I am pleased that my right hon. Friend was able to bring a delegation of farmers to see me. I consider my contacts with ordinary working farmers to be extraordinarily important to my stewardship. Those farmers did raise the question of support for family farms, and we explored the possibility of support measures under the common agricultural policy, which is the overarching policy instrument. But I also look to the rural development measure, which may provide new ways of producing income streams for family farms.

Mr. Dafydd Wigley (Caernarfon)

Does the Minister agree that, although compensation may be necessary to deal with what has happened in the past, we should consider other measures, when no compensation questions arise, so that our farmers can export not only beef but lamb to France and other European Union countries with no let or hindrance? Is progress being made to ensure that lamb exports, in full-body form, are able to reach all destinations, including France?

Mr. Brown

The right hon. Gentleman is right: far and away the best solution for the livestock industry is to return trading conditions to normal as quickly as possible, and that is the objective of my strategy. We need to be able to market our way through the present difficulties, and the Government will do all that they can to assist. That includes dealing with the matters raised by the right hon. Gentleman.

Mr. David Curry (Skipton and Ripon)

I refer the Minister to the explanatory note which is attached to his press release of two days ago—in which he refers to the Commission's declaration on the labelling of exports of British beef—and in particular to the sentence which says: This will enable them"— the other member states— to require the labelling on their own territory of British beef, if they so wish. What steps will the Minister take to ensure that member states do not so label British beef so that it represents a large invitation to the consumer not to buy it?

Mr. Brown

That would not be permissible. I deplore the irresponsible statements that have come from Opposition Front-Bench spokesmen suggesting that, somehow, a British label is a stigma on what is a fine product and among the safest in Europe. Labelling is a clear condition of the date-based export scheme. It was also a clear condition of the certified herd scheme, which was brought into being by the previous Government.

Mr. Michael Jabez Foster (Hastings and Rye)

I congratulate my right hon. Friend on his constructive approach and, in particular, on the fact that he has agreed to the labelling of British beef. Can that be reciprocated by our clearly labelling French products in our shops so that our consumers can decide whether they wish to buy products that are of a lower standard or have not been produced to the same welfare standards?

Mr. Brown

The Meat and Livestock Commission's assured British meat schemes provide a way for domestic consumers to consume to the highest United Kingdom standards. Under consideration in the EU is a beef labelling regime which would apply throughout the EU. The United Kingdom, French and German Governments are supporters of that regime, as is the Commission.

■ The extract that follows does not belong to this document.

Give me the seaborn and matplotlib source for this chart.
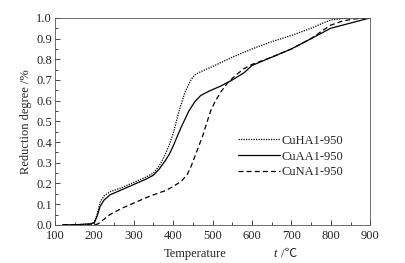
import numpy as np
import pandas as pd
import matplotlib
matplotlib.use('Agg')
import matplotlib.pyplot as plt
import seaborn as sns
from matplotlib.ticker import MultipleLocator

# temperature (deg C) and reduction degree
temp_ha = [120, 150, 190, 200, 207, 215, 225, 240, 270, 300, 330, 350, 365, 380, 390, 400, 415, 430, 445, 455, 470, 500, 550, 600, 650, 700, 750, 780, 800, 830, 860, 900]
red_ha = [0.0, 0.0, 0.005, 0.012, 0.05, 0.11, 0.14, 0.16, 0.18, 0.205, 0.23, 0.25, 0.285, 0.34, 0.385, 0.44, 0.55, 0.64, 0.7, 0.725, 0.74, 0.765, 0.81, 0.85, 0.885, 0.915, 0.95, 0.975, 0.99, 0.997, 1.0, 1.0]

temp_aa = [120, 150, 190, 200, 207, 215, 225, 240, 270, 300, 330, 350, 365, 380, 390, 400, 420, 440, 455, 470, 490, 520, 550, 580, 600, 650, 700, 730, 750, 780, 800, 850, 900]
red_aa = [0.0, 0.0, 0.005, 0.01, 0.04, 0.09, 0.12, 0.145, 0.17, 0.195, 0.22, 0.24, 0.27, 0.31, 0.34, 0.38, 0.47, 0.55, 0.595, 0.625, 0.645, 0.67, 0.7, 0.735, 0.77, 0.81, 0.85, 0.88, 0.9, 0.93, 0.95, 0.975, 1.0]

temp_na = [120, 150, 190, 200, 210, 220, 240, 270, 300, 330, 350, 380, 400, 420, 435, 445, 455, 465, 475, 485, 495, 505, 520, 540, 560, 580, 600, 650, 700, 750, 780, 800, 830, 860, 900]
red_na = [0.0, 0.0, 0.0, 0.0, 0.005, 0.02, 0.05, 0.08, 0.105, 0.13, 0.145, 0.165, 0.185, 0.21, 0.24, 0.28, 0.33, 0.38, 0.43, 0.49, 0.55, 0.59, 0.64, 0.69, 0.725, 0.755, 0.775, 0.81, 0.85, 0.9, 0.94, 0.965, 0.985, 0.995, 1.0]

names = ['CuHA1-950', 'CuAA1-950', 'CuNA1-950']

df = pd.concat([
    pd.DataFrame({'t': temp_ha, 'r': red_ha, 'sample': names[0]}),
    pd.DataFrame({'t': temp_aa, 'r': red_aa, 'sample': names[1]}),
    pd.DataFrame({'t': temp_na, 'r': red_na, 'sample': names[2]}),
])

sns.set_style('ticks')
plt.rcParams['font.family'] = ['Liberation Serif', 'Noto Sans CJK SC', 'DejaVu Serif']
plt.rcParams['font.size'] = 9

fig = plt.figure(figsize=(4.06, 2.63), dpi=100)
ax = fig.add_axes([0.135, 0.145, 0.777, 0.787])

sns.lineplot(data=df, x='t', y='r', hue='sample', style='sample',
             palette=['black'] * 3, hue_order=names, style_order=names,
             dashes={names[0]: (1, 1), names[1]: '', names[2]: (4, 2.5)},
             linewidth=0.9, ax=ax, sort=False)

ax.set_xlim(100, 900)
ax.set_ylim(0, 1.0)
ax.xaxis.set_major_locator(MultipleLocator(100))
ax.xaxis.set_minor_locator(MultipleLocator(50))
ax.yaxis.set_major_locator(MultipleLocator(0.1))
ax.yaxis.set_minor_locator(MultipleLocator(0.05))
ax.yaxis.set_major_formatter(matplotlib.ticker.FormatStrFormatter('%.1f'))
ax.tick_params(which='both', direction='in', top=False, right=False, labelsize=9)
ax.tick_params(which='major', length=3.5, width=0.6)
ax.tick_params(which='minor', length=2, width=0.6)
ax.tick_params(axis='x', pad=4)
ax.tick_params(axis='y', pad=2)
# lift the bottom y label a little, like the reference
ax.get_yticklabels()[0].set_va('bottom')
for s in ax.spines.values():
    s.set_linewidth(0.6)
    s.set_color('#555555')

# x label built from pieces: plain word, italic t, unit
ax.set_xlabel('')
ax.text(0.444, -0.11, 'Temperature', transform=ax.transAxes, ha='center', va='top', fontsize=9)
ax.text(0.698, -0.11, 't', transform=ax.transAxes, ha='center', va='top', fontsize=9, style='italic')
ax.text(0.708, -0.11, ' /\u2103', transform=ax.transAxes, ha='left', va='top', fontsize=9,
        family=['Liberation Serif', 'Noto Sans CJK SC'])
ax.set_ylabel('Reduction degree /%', fontsize=9, labelpad=3)

leg = ax.legend(loc='center left', bbox_to_anchor=(0.545, 0.33), frameon=False,
                fontsize=9, handlelength=3.4, handletextpad=0.1, labelspacing=0.3)
for h in leg.get_lines():
    h.set_linewidth(0.9)

fig.savefig('out.png', dpi=100)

Mr. Tim Yeo (South Suffolk)

Now that the European Commission has confirmed that country of origin labelling within the EU is lawful, why does the Minister think it right to require British beef to be labelled as British when it is sold in France, but wrong for French beef to be labelled as French when it is sold in Britain?

Hon. Members


Mr. Brown

I have just answered that question. If Conservative Members listened to the answers instead of just trying to work out how to ask the same question, we might make a bit more progress. I thought that the hon. Gentleman was in favour of labelling schemes. He has wobbled about on this issue like a demented political yo-yo.